By Auwal Mohammed
Gombe (Nigeria) — Participants of a town hall meeting in Gombe, northeast Nigeria, say the rising figures of maternal and child deaths in the State is unacceptable, calling on government to direct adequate resources to saving lives of mothers and children.
The meeting under the Review of Maternal Newborn-Child Health (RMNCH) programme featured various speakers who lamented the absence of releasing money meant for Free Maternal and Child Health services, a programme the state willingly introduced to address such deaths.
The meeting gathered that State Government had stopped funding the free services in all its health facilities since first quarter of 2015 — releases have not been forth-coming, despite budgetary allocations and approvals.
The sum of N100 million has been earmarked for spending on the free programme in each quarter.
While speaking at the meeting Director of Nursing Services in the state Ministry of health, Saidu Adamu warned against molestation of midwives by patients who feel that antenatal service in Government facilities are free. “This always occur whenever patients are given lists of drugs and other requirements by the midwives to be brought to the hospital.”

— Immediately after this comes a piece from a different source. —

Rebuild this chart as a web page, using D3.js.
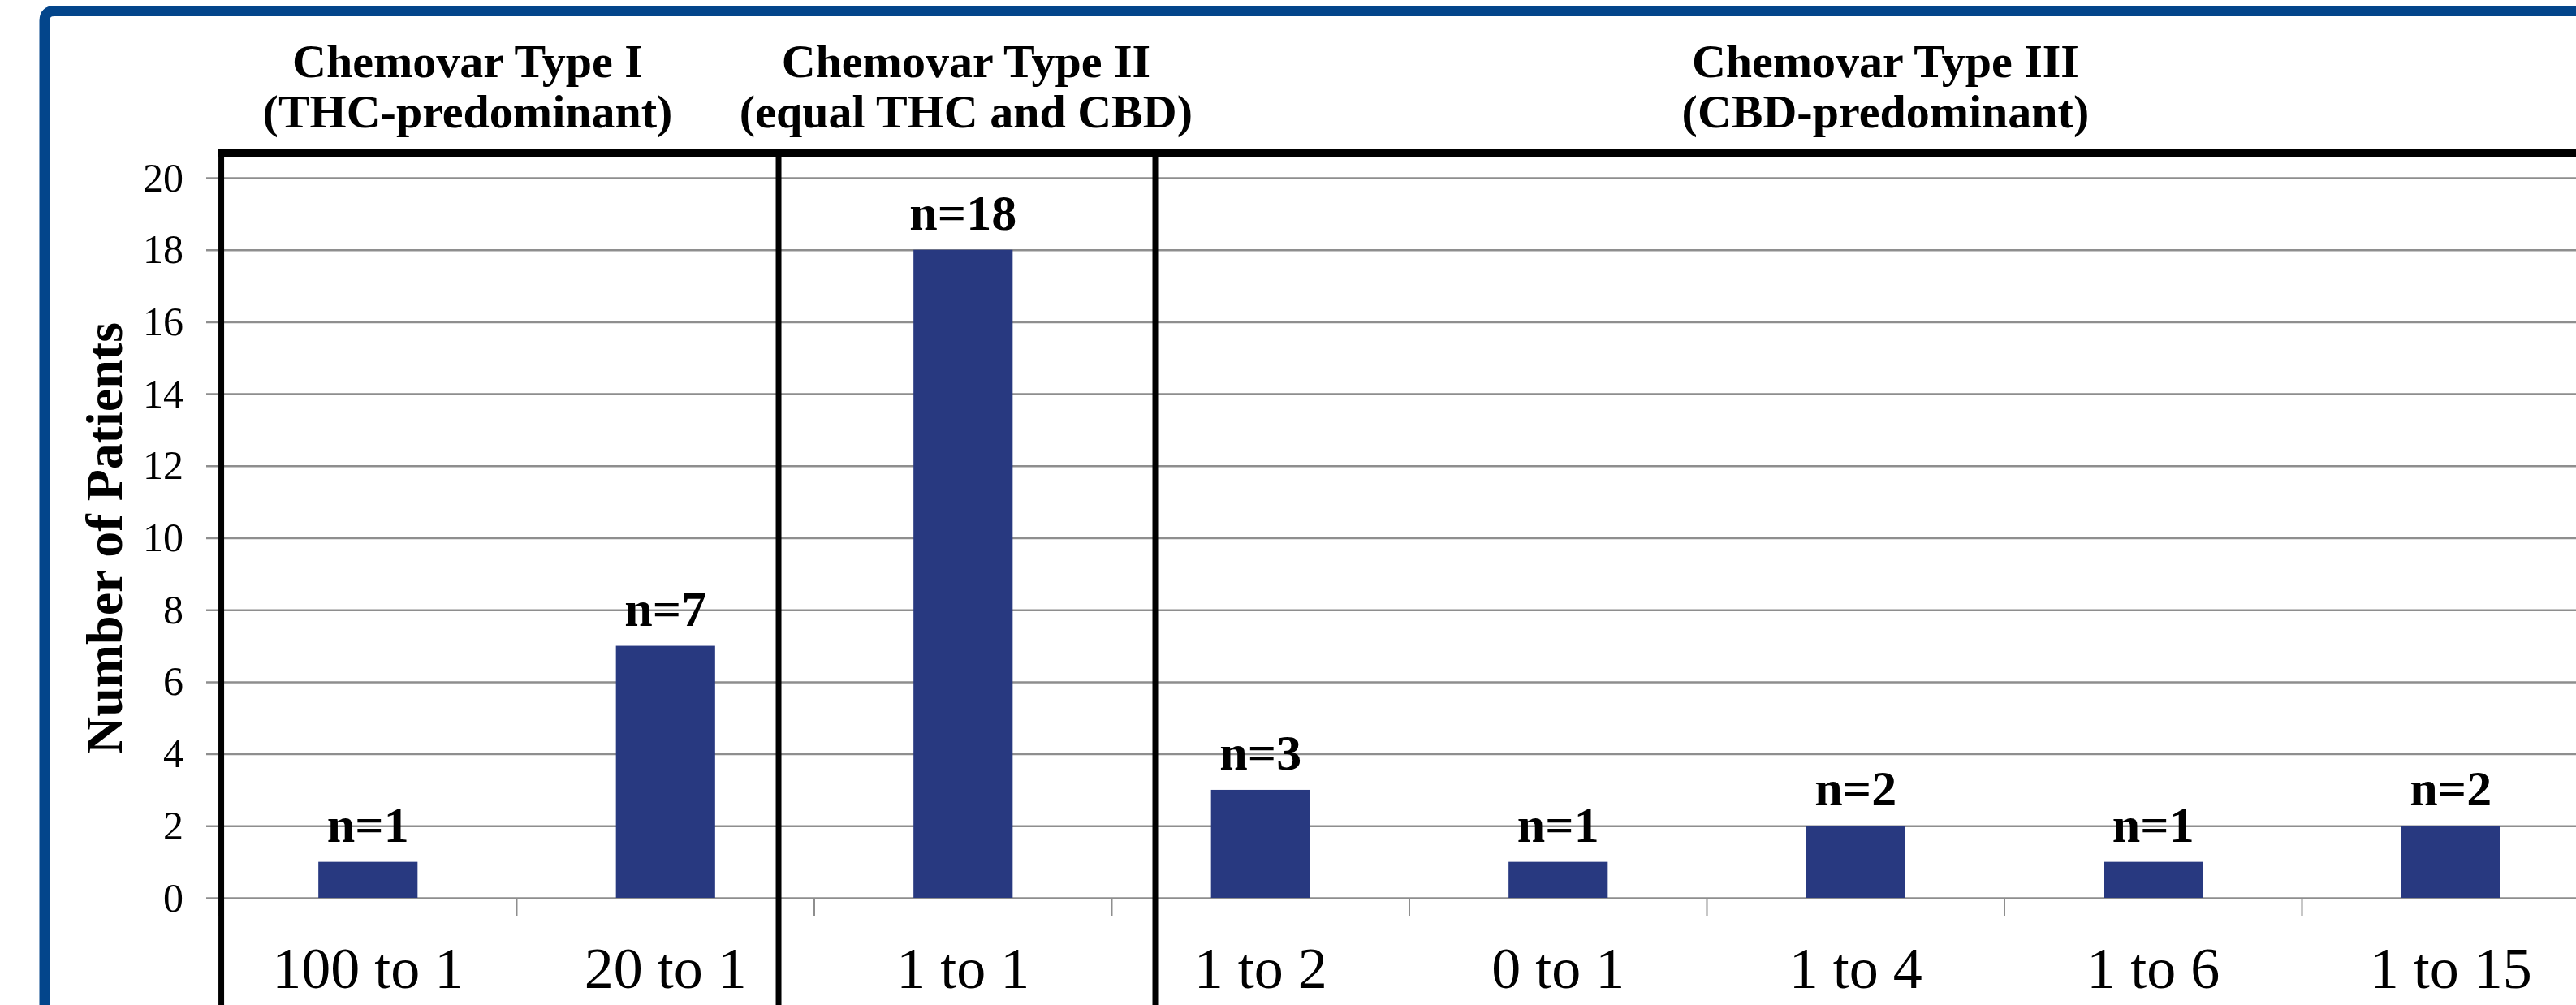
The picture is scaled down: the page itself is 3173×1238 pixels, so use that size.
<!DOCTYPE html>
<html>
<head>
<meta charset="utf-8">
<script src="https://cdn.jsdelivr.net/npm/d3@7"></script>
<style>
  html, body { margin: 0; padding: 0; background: #ffffff; }
  svg { display: block; }
  text { font-family: "Liberation Serif", "Times New Roman", serif; fill: #000; }
</style>
</head>
<body>
<svg id="chart" width="3173" height="1238"></svg>
<script>
// ---- data ----
const categories = ["100 to 1", "20 to 1", "1 to 1", "1 to 2", "0 to 1", "1 to 4", "1 to 6", "1 to 15"];
const patients = [1, 7, 18, 3, 1, 2, 1, 2];
const yTicks = [0, 2, 4, 6, 8, 10, 12, 14, 16, 18, 20];
const groupTitles = ["Chemovar Type I", "Chemovar Type II", "Chemovar Type III"];
const groupSubtitles = ["(THC-predominant)", "(equal THC and CBD)", "(CBD-predominant)"];
const yTitle = "Number of Patients";

// ---- layout ----
const W = 3173, H = 1238;
const plotLeft = 270, step = 366.5;
const plotRight = plotLeft + step * categories.length;
const yZero = 1106, yTop = 219;
const frameTop = 188;
const barColor = "#283980";
const gridColor = "#8e8e8e";
const blue = "#03458b";

const svg = d3.select("#chart");

const x = d3.scaleBand()
  .domain(categories)
  .range([plotLeft, plotRight])
  .paddingInner(2 / 3)
  .paddingOuter(1 / 3);

const y = d3.scaleLinear().domain([0, 20]).range([yZero, yTop]);

// position helper in "category units" for decorations
const xu = u => plotLeft + x.step() * u;

// blue outer frame (extends beyond the view on right/bottom)
svg.append("path")
  .attr("d", `M ${W + 20} 13.5 L 67 13.5 Q 55 13.5 55 25.5 L 55 ${H + 20}`)
  .attr("fill", "none")
  .attr("stroke", blue)
  .attr("stroke-width", 13);

// gridlines + y axis ticks
const yAxis = d3.axisLeft(y)
  .tickValues(yTicks)
  .tickSize(-(W - plotLeft))
  .tickPadding(44)
  .tickFormat(d3.format("d"));

const gy = svg.append("g")
  .attr("transform", `translate(${plotLeft},0)`)
  .call(yAxis);
gy.select(".domain").remove();
gy.selectAll(".tick line")
  .attr("x1", -16)
  .attr("stroke", gridColor)
  .attr("stroke-width", 2.5);
gy.selectAll(".tick text")
  .attr("font-size", 50)
  .attr("font-family", "Liberation Serif, Times New Roman, serif")
  .attr("fill", "#000");

// x axis (category boundary ticks) and labels
const boundaries = d3.range(1, categories.length).map(i => xu(i));
svg.append("g").selectAll("line")
  .data(boundaries)
  .join("line")
  .attr("x1", d => d).attr("x2", d => d)
  .attr("y1", yZero).attr("y2", yZero + 22)
  .attr("stroke", gridColor)
  .attr("stroke-width", 2);

svg.append("line")
  .attr("x1", plotLeft - 1).attr("x2", plotLeft - 1)
  .attr("y1", yTop - 2).attr("y2", yZero + 22)
  .attr("stroke", gridColor)
  .attr("stroke-width", 2);

svg.append("g").selectAll("text")
  .data(categories)
  .join("text")
  .attr("x", d => x(d) + x.bandwidth() / 2)
  .attr("y", 1217)
  .attr("text-anchor", "middle")
  .attr("font-size", 72)
  .text(d => d);

// bars
svg.append("g").selectAll("rect")
  .data(categories)
  .join("rect")
  .attr("x", d => x(d))
  .attr("width", x.bandwidth())
  .attr("y", (d, i) => y(patients[i]))
  .attr("height", (d, i) => yZero - y(patients[i]))
  .attr("fill", barColor);

// value labels
svg.append("g").selectAll("text")
  .data(categories)
  .join("text")
  .attr("x", d => x(d) + x.bandwidth() / 2)
  .attr("y", (d, i) => y(patients[i]) - 25)
  .attr("text-anchor", "middle")
  .attr("font-size", 62)
  .attr("font-weight", "bold")
  .text((d, i) => "n=" + patients[i]);

// black frame lines: top, left, group dividers
svg.append("line")
  .attr("x1", plotLeft - 2).attr("x2", W + 5)
  .attr("y1", frameTop).attr("y2", frameTop)
  .attr("stroke", "#000").attr("stroke-width", 10);

const dividers = [0.007, 1.88, 3.146].map(u => xu(u));
svg.append("g").selectAll("line")
  .data(dividers)
  .join("line")
  .attr("x1", d => d).attr("x2", d => d)
  .attr("y1", frameTop - 5).attr("y2", H + 5)
  .attr("stroke", "#000")
  .attr("stroke-width", 7);

// group headers
const headerCenters = [0.835, 2.51, 5.6].map(u => xu(u));
const hdr = svg.append("g");
hdr.selectAll("text.t1")
  .data(groupTitles)
  .join("text")
  .attr("class", "t1")
  .attr("x", (d, i) => headerCenters[i])
  .attr("y", 95)
  .attr("text-anchor", "middle")
  .attr("font-size", 58)
  .attr("font-weight", "bold")
  .text(d => d);
hdr.selectAll("text.t2")
  .data(groupSubtitles)
  .join("text")
  .attr("class", "t2")
  .attr("x", (d, i) => headerCenters[i])
  .attr("y", 157)
  .attr("text-anchor", "middle")
  .attr("font-size", 58)
  .attr("font-weight", "bold")
  .text(d => d);

// y axis title
svg.append("text")
  .attr("transform", `translate(150, 663) rotate(-90)`)
  .attr("text-anchor", "middle")
  .attr("font-size", 64)
  .attr("font-weight", "bold")
  .text(yTitle);
</script>
</body>
</html>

The town-hall meeting also frowned at vested interests of highly placed individuals in the State who influence postings or divert postings of their relatives from the rural areas to cities even when there is high demand of health workers especially nurses and midwives in the rural areas of the State.
The town-hall meeting brought together civil society organizations, the media, traditional and religious leaders, officials of the State Ministry of Health, as well as Save the Children International.